These are the main contributing guidelines for the development of this MOOC, and apply to each module within. The development structure for this is based on a combination of two things:
- Invited experts as part of a core development team, led by one or two managers for each module.
- Open participation, where anyone can contribute using the standard processes on GitHub.
Feedback and contributions of any form are welcomed. Feel free also to contact us to discuss anything further.
At the present, development is in very early stages, as this is an entirely crowd-sourced and volunteer-led project. We are focusing inititally on Module 5 to run as a pilot for testing and receiving feedback. After this, the protocol and content will be revised, and then applied accordingly to the development of the remaining modules.
If you want to contribute, add yourself to the contributors list and join our open Slack channel.
If you have questions about the project, please email us directly.
Stay tuned on what's happening on Twitter with @OpenSci_MOOC.
- Forming a team for collaborative design.

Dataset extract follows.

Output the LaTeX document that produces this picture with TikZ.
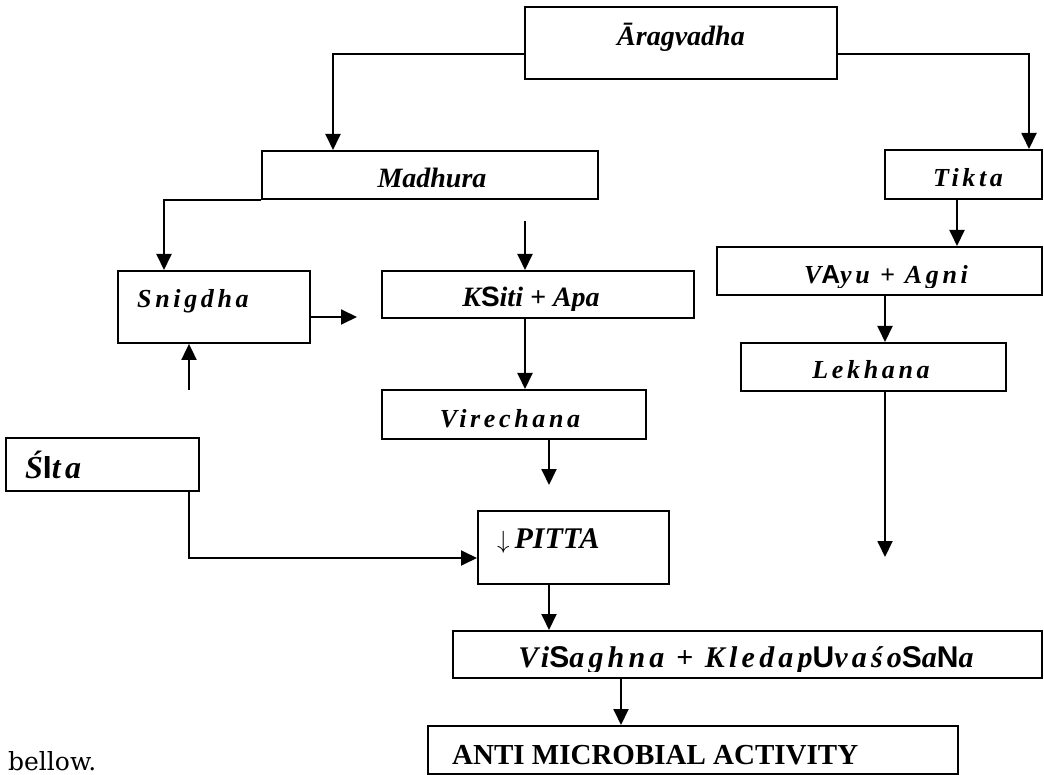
\documentclass[tikz,border=0pt]{standalone}
\usepackage{fontspec}
\setmainfont{Liberation Serif}
\newfontfamily\spfont{Liberation Serif}[LetterSpace=14]
\newfontfamily\sansbold{Liberation Sans}
\newfontfamily\bellowfont{DejaVu Serif}
\usetikzlibrary{arrows.meta}
\newcommand{\sfL}[1]{{\sansbold\bfseries\upshape #1}}
\tikzset{
  every picture/.style={line join=miter, line cap=butt},
  box/.style={draw, line width=1.9pt, inner sep=0pt, anchor=north west},
  conn/.style={line width=1.9pt, -{Triangle[length=16pt,width=15pt]}},
  txt/.style={inner sep=0pt, font=\fontsize{28}{30}\selectfont\bfseries\itshape},
  sptxt/.style={inner sep=0pt, font=\spfont\fontsize{26}{28}\selectfont\bfseries\itshape},
}

\begin{document}
\begin{tikzpicture}[x=1pt,y=-1pt]
\useasboundingbox (0,0) rectangle (1044,775);
\node[box, minimum width=312pt, minimum height=72pt] (arag) at (524,6) {};
\node[box, minimum width=336pt, minimum height=48pt] (madhura) at (261,150) {};
\node[box, minimum width=157pt, minimum height=49pt] (tikta) at (884,149) {};
\node[box, minimum width=192pt, minimum height=72pt] (snig) at (117,270) {};
\node[box, minimum width=312pt, minimum height=47pt] (ksiti) at (381,270) {};
\node[box, minimum width=325pt, minimum height=48pt] (vayu) at (716,246) {};
\node[box, minimum width=265pt, minimum height=48pt] (lekh) at (740,342) {};
\node[box, minimum width=264pt, minimum height=49pt] (vire) at (381,389) {};
\node[box, minimum width=193pt, minimum height=53pt] (sita) at (5,437) {};
\node[box, minimum width=191pt, minimum height=73pt] (pitta) at (477,510) {};
\node[box, minimum width=589pt, minimum height=47pt] (visa) at (452,630) {};
\node[box, minimum width=530pt, minimum height=48pt] (anti) at (427,725) {};

\node[txt, anchor=base] (taragtxt) at (681,46) {Āragvadha};
\node[txt, anchor=base] (tmadhura) at (432,188) {Madhura};
\node[sptxt, anchor=base] (ttikta) at (968,187) {Tikta};
\node[sptxt, anchor=base west] (tsnig) at (137,308) {Snigdha};
\begin{scope}
\clip (381,270) rectangle (693,311);
\node[txt, anchor=base] (tksiti) at (531,307) {K\sfL{S}iti + Apa};
\end{scope}
\begin{scope}
\clip (716,246) rectangle (1041,288);
\node[sptxt, anchor=base] (tvayu) at (886,284) {V\sfL{A}yu + Agni};
\end{scope}
\node[sptxt, anchor=base] (tlekh) at (871,379) {Lekhana};
\node[sptxt, anchor=base] (tvire) at (510,427) {Virechana};
\node[sptxt, anchor=base west, font=\spfont\fontsize{32}{34}\selectfont\bfseries\itshape] (tsita) at (25,478) {Ś\sfL{I}ta};
\node[txt, anchor=base west, font=\fontsize{30}{32}\selectfont\bfseries\itshape] (tpitta) at (497,548) {$\downarrow$\,PITTA};
\begin{scope}
\clip (452,630) rectangle (1041,671);
\node[sptxt, anchor=base, font=\spfont\fontsize{30}{32}\selectfont\bfseries\itshape] (tvisa) at (746,667) {Vi\sfL{S}aghna + Kledap\sfL{U}vaśo\sfL{S}a\sfL{N}a};
\end{scope}
\node[inner sep=0pt, anchor=base west, font=\fontsize{29}{31}\selectfont\bfseries] (tanti) at (452,764) {ANTI MICROBIAL ACTIVITY};
\node[inner sep=0pt, anchor=base west, font=\bellowfont\fontsize{25}{27}\selectfont] (tbellow) at (8,770) {bellow.};

\coordinate (ay) at (0,54);
\coordinate (ml) at (333,0);
\coordinate (tr) at (1029,0);
\coordinate (sl) at (164,0);
\coordinate (kin) at (525,221);
\coordinate (tv) at (957,0);
\coordinate (lout) at (885,557);
\coordinate (sright) at (357,317);
\coordinate (sbelow) at (189,390);
\coordinate (sturn) at (189,558);
\coordinate (vout) at (549,485);
\coordinate (vd) at (621,0);

\draw[conn] (arag.west |- ay) -| (ml |- madhura.north);
\draw[conn] (arag.east |- ay) -| (tr |- tikta.north);
\draw[conn] (madhura.south west) -| (sl |- snig.north);
\draw[conn] (kin) -- (kin |- ksiti.north);
\draw[conn] (kin |- ksiti.south) -- (kin |- vire.north);
\draw[conn] (vout |- vire.south) -- (vout);
\draw[conn] (vout |- pitta.south) -- (vout |- visa.north);
\draw[conn] (vd |- visa.south) -- (vd |- anti.north);
\draw[conn] (tv |- tikta.south) -- (tv |- vayu.north);
\draw[conn] (lout |- vayu.south) -- (lout |- lekh.north);
\draw[conn] (lout |- lekh.south) -- (lout);
\draw[conn] (snig.east |- sright) -- (sright);
\draw[conn] (sbelow) -- (sbelow |- snig.south);
\draw[conn] (sturn |- sita.south) -- (sturn) -- (pitta.west |- sturn);
\end{tikzpicture}
\end{document}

- The development process.
- Familiarise yourself with the script writing guide, the script template and the video management protocol.
Each team will adhere to the MOOC planning template to structure development in a systematic way.
- Search for existing issues. Please check to see if someone else has reported the same issue.
- Share as much information as possible. Include operating system and version, browser and version. Also, include steps to reproduce the bug.
Refer to the README.
This is flexible to each module as required, and defined by each development team in advance as part of the protocol.
Flexible, as long as it is consistent. Ideally, all content would be drafted in markdown, for increasing re-use. This can be easily performed in R Studio, for example, which also has a GitHub interface to make collaborating on this project even simpler.
Please read this guide to familiarise yourself with this process. Which in itself, is actually fairly powerful for Open Science!
Please refer to each project's style guidelines and guidelines for submitting patches and additions. In general, we follow the "fork-and-pull" Git workflow.
- Fork the repo on GitHub
- Clone the project to your own machine
- Commit changes to your own branch
- Push your work back up to your fork
- Submit a Pull request so that we can review your changes
NOTE: Be sure to merge the latest from "upstream" before making a pull request!
- Try not to pollute your pull request with unintended changes – keep them simple and small. If possible, squash your commits.
- Try to share how your code has been tested before submitting a pull request.
- If your PR resolves an issue, include closes #ISSUE_NUMBER in your commit message (or a synonym).
- Review
- If your PR is ready for review, another contributor will be assigned to review your PR
- The reviewer will accept or comment on the PR.
- If needed address the comments left by the reviewer. Once you're ready to continue the review, ping the reviewer in a comment.